Re:difficult problem with much research

[Wavicle]

Hear hear!

This is a complex problem and I think a lot of the answers I'm reading on this topic center around a misconception on a lot of people's part about the difference in luminance perception and chrominance perception. The key issue is:

The eye is most sensitive to luminance changes in GREEN.
The eye is most sensitive to chrominance changes in BLUE.

Thus if you are trying to determine at what point the eye will say "hey there is a block of a different color on top of that one", blue is going to be an important part of your color model since while your eye isn't so good at picking up how bright a blue is, it is very sensitive to the relative shade around the blue wavelength something is.

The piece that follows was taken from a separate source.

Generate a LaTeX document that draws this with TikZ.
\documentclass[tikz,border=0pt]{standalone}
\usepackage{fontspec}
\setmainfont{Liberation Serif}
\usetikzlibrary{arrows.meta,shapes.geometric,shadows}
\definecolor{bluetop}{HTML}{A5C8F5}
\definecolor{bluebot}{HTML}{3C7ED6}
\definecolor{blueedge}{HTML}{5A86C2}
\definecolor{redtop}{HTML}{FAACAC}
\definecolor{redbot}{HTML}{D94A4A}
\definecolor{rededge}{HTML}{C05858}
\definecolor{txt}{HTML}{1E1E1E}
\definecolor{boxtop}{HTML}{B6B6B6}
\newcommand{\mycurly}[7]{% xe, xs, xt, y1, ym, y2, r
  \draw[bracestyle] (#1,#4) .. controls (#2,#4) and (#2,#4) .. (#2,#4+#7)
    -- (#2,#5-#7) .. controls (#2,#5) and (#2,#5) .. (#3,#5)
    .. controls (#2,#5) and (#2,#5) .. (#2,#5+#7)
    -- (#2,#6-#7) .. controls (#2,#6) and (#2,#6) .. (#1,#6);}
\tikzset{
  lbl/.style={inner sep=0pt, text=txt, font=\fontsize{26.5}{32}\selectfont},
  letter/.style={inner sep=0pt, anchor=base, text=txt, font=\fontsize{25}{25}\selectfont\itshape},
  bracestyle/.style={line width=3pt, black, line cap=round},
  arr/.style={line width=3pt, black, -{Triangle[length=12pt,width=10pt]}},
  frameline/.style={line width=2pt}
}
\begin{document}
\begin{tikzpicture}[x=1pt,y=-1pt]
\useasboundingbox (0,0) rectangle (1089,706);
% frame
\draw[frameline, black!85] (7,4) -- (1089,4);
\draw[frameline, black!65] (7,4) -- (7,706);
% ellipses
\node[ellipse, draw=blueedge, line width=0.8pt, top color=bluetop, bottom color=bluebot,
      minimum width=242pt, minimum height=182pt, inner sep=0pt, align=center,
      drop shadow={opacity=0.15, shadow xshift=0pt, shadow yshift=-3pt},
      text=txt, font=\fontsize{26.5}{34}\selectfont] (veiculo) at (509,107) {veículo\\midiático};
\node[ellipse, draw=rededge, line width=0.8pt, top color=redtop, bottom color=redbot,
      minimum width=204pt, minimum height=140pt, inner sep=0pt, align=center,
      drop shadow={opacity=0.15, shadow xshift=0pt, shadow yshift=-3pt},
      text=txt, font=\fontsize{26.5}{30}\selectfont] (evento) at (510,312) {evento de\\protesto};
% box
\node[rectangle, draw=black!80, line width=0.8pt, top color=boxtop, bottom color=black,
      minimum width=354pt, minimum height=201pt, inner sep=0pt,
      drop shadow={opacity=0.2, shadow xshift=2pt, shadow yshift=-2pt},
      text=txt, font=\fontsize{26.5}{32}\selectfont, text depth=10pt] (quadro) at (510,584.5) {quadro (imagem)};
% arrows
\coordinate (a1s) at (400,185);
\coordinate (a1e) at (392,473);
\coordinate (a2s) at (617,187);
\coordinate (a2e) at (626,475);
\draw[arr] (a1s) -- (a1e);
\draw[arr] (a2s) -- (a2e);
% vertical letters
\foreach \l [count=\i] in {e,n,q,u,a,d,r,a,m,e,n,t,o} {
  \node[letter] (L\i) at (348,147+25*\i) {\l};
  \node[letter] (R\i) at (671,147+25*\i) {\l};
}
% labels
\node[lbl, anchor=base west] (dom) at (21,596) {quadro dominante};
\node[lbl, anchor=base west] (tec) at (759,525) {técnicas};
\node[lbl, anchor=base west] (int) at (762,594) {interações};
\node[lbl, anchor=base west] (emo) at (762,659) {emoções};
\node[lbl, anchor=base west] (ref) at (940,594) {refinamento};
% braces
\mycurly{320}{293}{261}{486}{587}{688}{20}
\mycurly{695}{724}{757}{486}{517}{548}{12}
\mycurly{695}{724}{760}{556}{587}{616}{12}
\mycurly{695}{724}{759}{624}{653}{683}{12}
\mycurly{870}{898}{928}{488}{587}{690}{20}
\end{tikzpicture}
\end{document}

So if you are trying to do a 3-space transform and distance and finding that colors which are linearly close to each other in CIELAB space are perceptually very different, it is very likely because it is a color in a space where the human eye is more perceptually sensitive. You are going to get "dead areas" of the model where the eye is not so good at viewing differences, and active areas where in a small space there seem to be quite a few different colors because the eye is perceptually sensitive in that area.

This is the reason you see odd patterns in color changes in a rainbow. You are seeing the relative sensitivities of your eye to pick up colors. Color perception is decidely non-linear and doesn't even fit a nice equation.